When the adjudicator “gets it wrong”, what should you do?
In this blog we look at a recent TCC decision with which we were involved concerning an important aspect of procedure following an adjudicator’s decision: Hutton Construction Limited v Wilson Properties (London) Limited (2017).
In Caledonian v Mar City (another FE case) the court decided, amongst other things, that where there was a key “short point of law” relied upon in reaching an adjudicator’s decision it may, in very limited circumstances, be appropriate for the court to deal with it as part of the enforcement proceedings without the need for separate proceedings to be issued.
It is often the case that a losing party in adjudication proceedings (the defendant) feels the adjudicator got it wrong. As many of you will know, in the vast majority of cases (“99 out of 100”) this simply is not relevant. The purpose of adjudication is that the paying party complies with the decision: “pay now, argue later”.
" It is often the case that a losing party in adjudication proceedings (the defendant) feels the adjudicator got it wrong. As many of you will know, in the vast majority of cases (“99 out of 100”) this simply is not relevant."

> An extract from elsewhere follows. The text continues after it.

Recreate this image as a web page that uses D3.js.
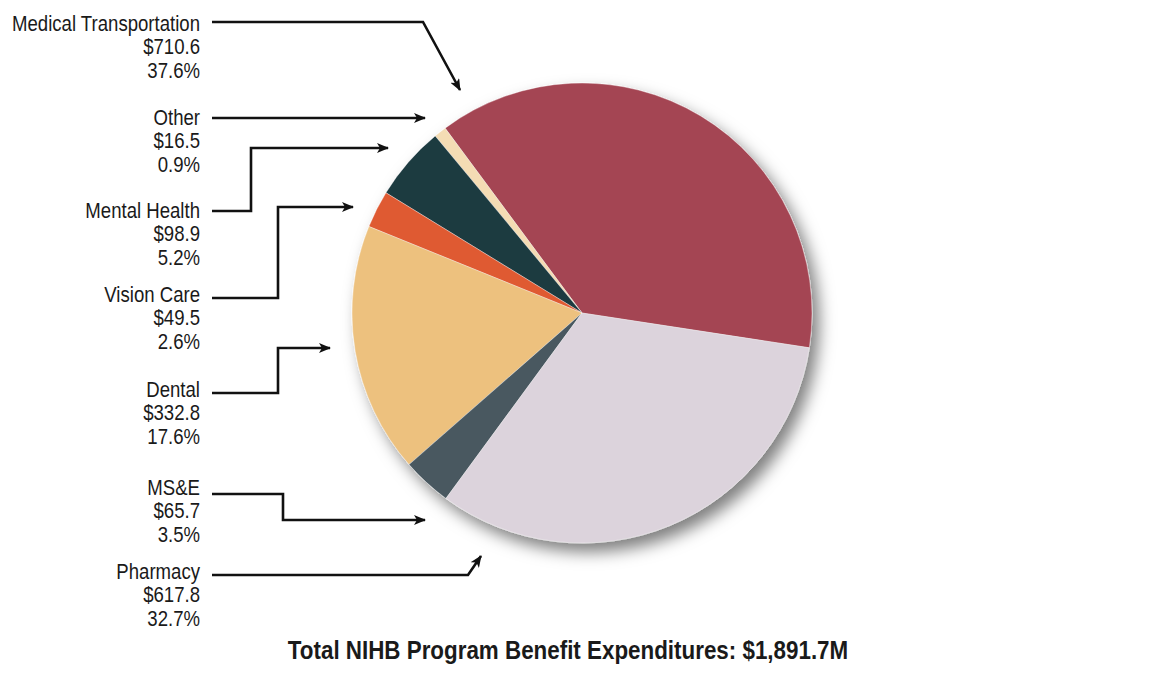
<!DOCTYPE html>
<html>
<head>
<meta charset="utf-8">
<script src="https://cdn.jsdelivr.net/npm/d3@7/dist/d3.min.js"></script>
<style>
  body { margin: 0; background: #fff; }
  text { font-family: 'Liberation Sans', Arial, sans-serif; fill: #1a1a1a; }
</style>
</head>
<body>
<div id="chart"></div>
<script>
// label order, top to bottom (= counter-clockwise round the pie)
const categories = ['Medical Transportation', 'Other', 'Mental Health', 'Vision Care', 'Dental', 'MS&E', 'Pharmacy'];
const amounts = [710.6, 16.5, 98.9, 49.5, 332.8, 65.7, 617.8];
const percents = [37.6, 0.9, 5.2, 2.6, 17.6, 3.5, 32.7];
const colors = ['#a44553', '#f4dcb4', '#1d3a41', '#df5a33', '#edc17e', '#4a5961', '#dcd3dc'];
const totalLabel = 'Total NIHB Program Benefit Expenditures: $1,891.7M';

const width = 1170, height = 677;
const cx = 582, cy = 313, radius = 230;
const narrow = 0.845; // squeeze Liberation Sans into a condensed look
const rad = deg => deg * Math.PI / 180;

// label block baselines and leader-line waypoints (layout only)
const labelTop = [31, 125, 218, 302, 397, 495, 579];
const leaders = [
  [[212, 22], [423, 22], [460, 90]],
  [[212, 118], [425, 118]],
  [[212, 211], [251, 211], [251, 148], [388, 148]],
  [[212, 298], [278, 298], [278, 207], [353, 207]],
  [[212, 393], [278, 393], [278, 348], [330, 348]],
  [[212, 494], [283, 494], [283, 520], [425, 520]],
  [[212, 575], [468, 575], [481, 556]]
];

const svg = d3.select('#chart').append('svg')
  .attr('width', width)
  .attr('height', height);

const defs = svg.append('defs');
const shadow = defs.append('filter').attr('id', 'shadow')
  .attr('x', '-20%').attr('y', '-20%').attr('width', '140%').attr('height', '140%');
shadow.append('feDropShadow')
  .attr('dx', 7).attr('dy', 9)
  .attr('stdDeviation', 8)
  .attr('flood-color', '#000')
  .attr('flood-opacity', 0.5);

defs.append('marker')
  .attr('id', 'arrow')
  .attr('viewBox', '0 0 12 10')
  .attr('refX', 11).attr('refY', 5)
  .attr('markerWidth', 12).attr('markerHeight', 10)
  .attr('markerUnits', 'userSpaceOnUse')
  .attr('orient', 'auto')
  .append('path')
    .attr('d', 'M0,0 L12,5 L0,10 L3,5 Z')
    .attr('fill', '#111');

// pie, drawn counter-clockwise from the Medical / Pharmacy boundary
const start = rad(98.7);
const pie = d3.pie().sort(null).value(d => d)
  .startAngle(start)
  .endAngle(start - 2 * Math.PI);
const arc = d3.arc().innerRadius(0).outerRadius(radius);

const g = svg.append('g')
  .attr('transform', `translate(${cx},${cy})`)
  .attr('filter', 'url(#shadow)');

g.selectAll('path')
  .data(pie(amounts))
  .join('path')
    .attr('d', arc)
    .attr('fill', (d, i) => colors[i])
    .attr('stroke', '#fff')
    .attr('stroke-width', 0.6)
    .attr('stroke-opacity', 0.6);

// labels
const line = d3.line();
const labels = svg.append('g');
categories.forEach((name, i) => {
  const t = labels.append('text')
    .attr('transform', `translate(200,0) scale(${narrow},1)`)
    .attr('text-anchor', 'end')
    .attr('font-size', 22);
  [name, `$${amounts[i].toFixed(1)}`, `${percents[i].toFixed(1)}%`].forEach((s, j) => {
    t.append('tspan')
      .attr('x', 0)
      .attr('y', labelTop[i] + j * 23.5)
      .text(s);
  });

  labels.append('path')
    .attr('d', line(leaders[i]))
    .attr('fill', 'none')
    .attr('stroke', '#111')
    .attr('stroke-width', 2.6)
    .attr('marker-end', 'url(#arrow)');
});

svg.append('text')
  .attr('transform', `translate(568,659) scale(${narrow},1)`)
  .attr('text-anchor', 'middle')
  .attr('font-size', 26.5)
  .attr('font-weight', 'bold')
  .text(totalLabel);
</script>
</body>
</html>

In spite of this, reliance on the approach adopted in Caledonian has become increasingly common. Accordingly, Mr Justice Coulson, the Judge in charge of the TCC, used the Hutton judgment to clarify the limited circumstances in which it may be used, and the applicable procedure.
The Hutton judgment guidance will be applicable where the defendant identifies a discrete, short point of law erroneously decided by the adjudicator which it feels brings it within the very narrow Caledonian exception, and so is minded to rely on the guidance given at paragraph 9.4.3 of the TCC Guide, and Caledonian judgment paragraphs 12–13.
In Hutton, Wilson sought to rely on paragraph 9.4.3 of the TCC Guide on the basis, it suggested, that a more informal approach was appropriate. However, there was no consent allowing the court to deal with the point as Hutton did not accept there was an error or a short point suitable for resolution at the enforcement hearing.
So what’s the current position?
Where a defendant feels there is a short point that can be dealt with at the enforcement hearing, but there is no consent by the other party for the court to deal with it in this way, the defendant should first issue a Part 8 claim setting out the declaration it seeks; Mr Justice Coulson referred to this approach as the “best option”. In the alternative, the defendant must, at the very least, provide a detailed defence and counterclaim in the enforcement proceedings, setting out the declaration sought.
The Hutton judgment makes clear that the guidance given in the judgment supersedes paragraph 9.4.3 of the TCC Guide. Hutton has provided an increased degree of clarity and certainty for those wishing to challenge an adjudicator’s decision that they feel is wrong. However, this short point of law option needs to be viewed very carefully given the court’s primary stance; where an adjudicator has decided the issue referred, and has acted in accordance with the rules of natural justice, the court will enforce the decision, even if the adjudicator is shown to have made an error.